As the much-anticipated lead-up to the CERN announcement on Wednesday unfolds, the scientific community is rife with many speculations and few rumours. In spite of this deluge, it may be that we could expect a confirmation of the God particle’s existence in the seminar called by physicists working on the Large Hadron Collider (LHC).

The most prominent indication of good news is that five of the six physicists who theorized the Higgs mechanism in a seminal paper in 1964 have been invited to the meeting. The sixth physicist, Robert Brout, passed away in May 2011. Peter Higgs, the man for whom the mass-giving particle is named, has also agreed to attend.

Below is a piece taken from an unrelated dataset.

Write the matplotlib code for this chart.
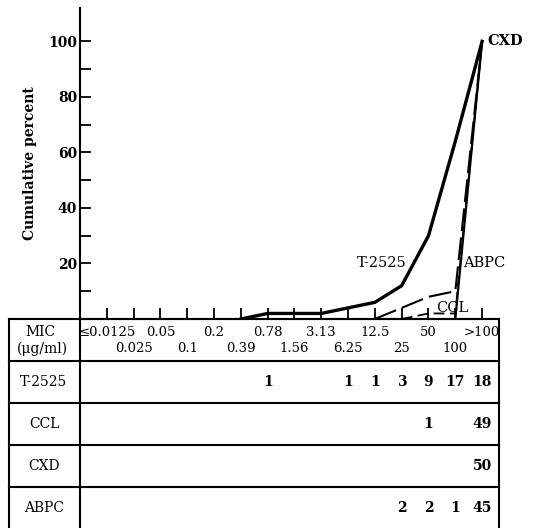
import numpy as np
import matplotlib
matplotlib.use('Agg')
import matplotlib.pyplot as plt
from matplotlib.transforms import blended_transform_factory

plt.rcParams['font.family'] = ['DejaVu Serif']

mic_top = ['≤0.0125', '0.05', '0.2', '0.78', '3.13', '12.5', '50', '>100']
mic_bottom = ['0.025', '0.1', '0.39', '1.56', '6.25', '25', '100']
drugs = ['T-2525', 'CCL', 'CXD', 'ABPC']
counts = {
    'T-2525': [0, 0, 0, 0, 0, 0, 1, 0, 0, 1, 1, 3, 9, 17, 18],
    'CCL':    [0, 0, 0, 0, 0, 0, 0, 0, 0, 0, 0, 0, 1, 0, 49],
    'CXD':    [0, 0, 0, 0, 0, 0, 0, 0, 0, 0, 0, 0, 0, 0, 50],
    'ABPC':   [0, 0, 0, 0, 0, 0, 0, 0, 0, 0, 0, 2, 2, 1, 45],
}
styles = {
    'T-2525': dict(color='black', lw=2.4, ls='-'),
    'CCL':    dict(color='black', lw=1.3, ls=(0, (6, 3))),
    'CXD':    dict(color='black', lw=1.6, ls='-'),
    'ABPC':   dict(color='black', lw=1.5, ls=(0, (11, 3))),
}
# label anchor (x index, y percent, alignment, weight)
label_pos = {'T-2525': (11.2, 20, 'right', 'normal'),
             'ABPC': (13.3, 20, 'left', 'normal'),
             'CCL': (12.3, 3.8, 'left', 'normal'),
             'CXD': (14.2, 100, 'left', 'bold')}

W, H = 546, 528
fig = plt.figure(figsize=(W / 100, H / 100), dpi=100)

# pixel-space axes for the table
tab = fig.add_axes([0, 0, 1, 1], zorder=0)
tab.set_xlim(0, W)
tab.set_ylim(H, 0)
tab.axis('off')

ax_left, ax_right, ax_top, ax_bot = 80, 499, 8, 319
ax = fig.add_axes([ax_left / W, (H - ax_bot) / H, (ax_right - ax_left) / W,
                   (ax_bot - ax_top) / H], zorder=1)
ax.patch.set_alpha(0)
n = len(counts['T-2525'])
ax.set_xlim(-1, 14.63)
ax.set_ylim(0, 112)

for d in drugs:
    c = np.array(counts[d])
    cum = np.cumsum(c) / c.sum() * 100
    start = max(np.nonzero(c)[0][0] - 1, 0)
    xs = np.arange(start, n)
    ax.plot(xs, cum[start:], **styles[d], solid_joinstyle='miter', dash_capstyle='butt')
    lx, ly, ha, fw = label_pos[d]
    ax.text(lx, ly, d, ha=ha, va='center', fontsize=10.5, fontweight=fw)

ax.spines['top'].set_visible(False)
ax.spines['right'].set_visible(False)
ax.spines['left'].set_linewidth(1.5)
ax.spines['bottom'].set_linewidth(1.5)
ax.set_yticks([20, 40, 60, 80, 100])
ax.set_yticks([10, 30, 50, 70, 90], minor=True)
ax.set_yticklabels(['20', '40', '60', '80', '100'], fontweight='bold', fontsize=10)
ax.set_xticks(np.arange(n))
ax.set_xticklabels([])
ax.tick_params(axis='y', which='both', direction='in', length=8, width=1.3, pad=2)
ax.tick_params(axis='x', direction='in', length=8, width=1.3)
ax.set_ylabel('Cumulative percent', fontweight='bold', fontsize=10, labelpad=8)

# table frame
lw = 1.5
tl, tr = 9, 499
rows_y = [319, 361, 403, 445, 487]
for y in rows_y:
    tab.plot([tl, tr], [y, y], color='black', lw=lw)
for x in [tl, ax_left, tr]:
    tab.plot([x, x], [319, H], color='black', lw=lw)

tr_x = blended_transform_factory(ax.transData, tab.transData)
for i, lab in enumerate(mic_top):
    tab.text(2 * i, 332, lab, transform=tr_x, ha='center', va='center', fontsize=9.5)
for i, lab in enumerate(mic_bottom):
    tab.text(2 * i + 1, 349, lab, transform=tr_x, ha='center', va='center', fontsize=9.5)
tab.text(40, 332, 'MIC', ha='center', va='center', fontsize=10)
tab.text(42, 349, '(μg/ml)', ha='center', va='center', fontsize=10)

for r, d in enumerate(drugs):
    yc = (rows_y[r + 1] + (rows_y[r + 2] if r + 2 < len(rows_y) else H)) / 2
    tab.text(44, yc, d, ha='center', va='center', fontsize=10)
    for i, v in enumerate(counts[d]):
        if v:
            tab.text(i, yc, str(v), transform=tr_x, ha='center', va='center',
                     fontsize=10, fontweight='bold')

fig.savefig('out.png', dpi=100)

The other indication is much more subtle but just as effective. Dr. Rahul Sinha, a professor of high-energy physics and a participant in the Japanese Belle collaboration, said, “Hints of the Higgs boson have already been spotted in the energy range in which LHC is looking. If it has to be ruled out, four-times as much statistical data should have been gathered to back it up, but this has not been done.”

The energy window which the LHC has been combing through was based on previous searches for the particle at the detector during 2010 and at the Fermilab’s Tevatron before that. While the CERN-based machine is looking for signs of two-photon decay of the notoriously unstable boson, the American legend looked for signs of the boson’s decay into two bottom quarks.

Last year, on December 13, CERN announced in a press conference that the particle had been glimpsed in the vicinity of 127 GeV (GeV, or giga-electron-volt, is used as a measure of particle energy and, by extension of the mass-energy equivalence, its mass).

However, scientists working on the ATLAS detector, which is heading the search, could establish only a statistical significance of 2.3 sigma then, or a 1-in-50 chance of error. To claim a discovery, a 5-sigma result is required, where the chances of errors are one in 3.5 million.

Scientists, including Dr. Sinha and his colleagues, are hoping for a 4-sigma result announcement on Wednesday. If they get it, the foundation stone will have been set for physicists to explore further into the nature of fundamental particles.

Dr. M.V.N. Murthy, who is currently conducting research in high-energy physics at the Institute of Mathematical Sciences (IMS), said, “Knowing the mass of the Higgs boson is the final step in cementing the Standard Model.” The model is a framework of all the fundamental particles and dictates their behaviour. “Once we know the mass of the particle, we can move on and explore the nature of New Physics. It is just around the corner,” he added.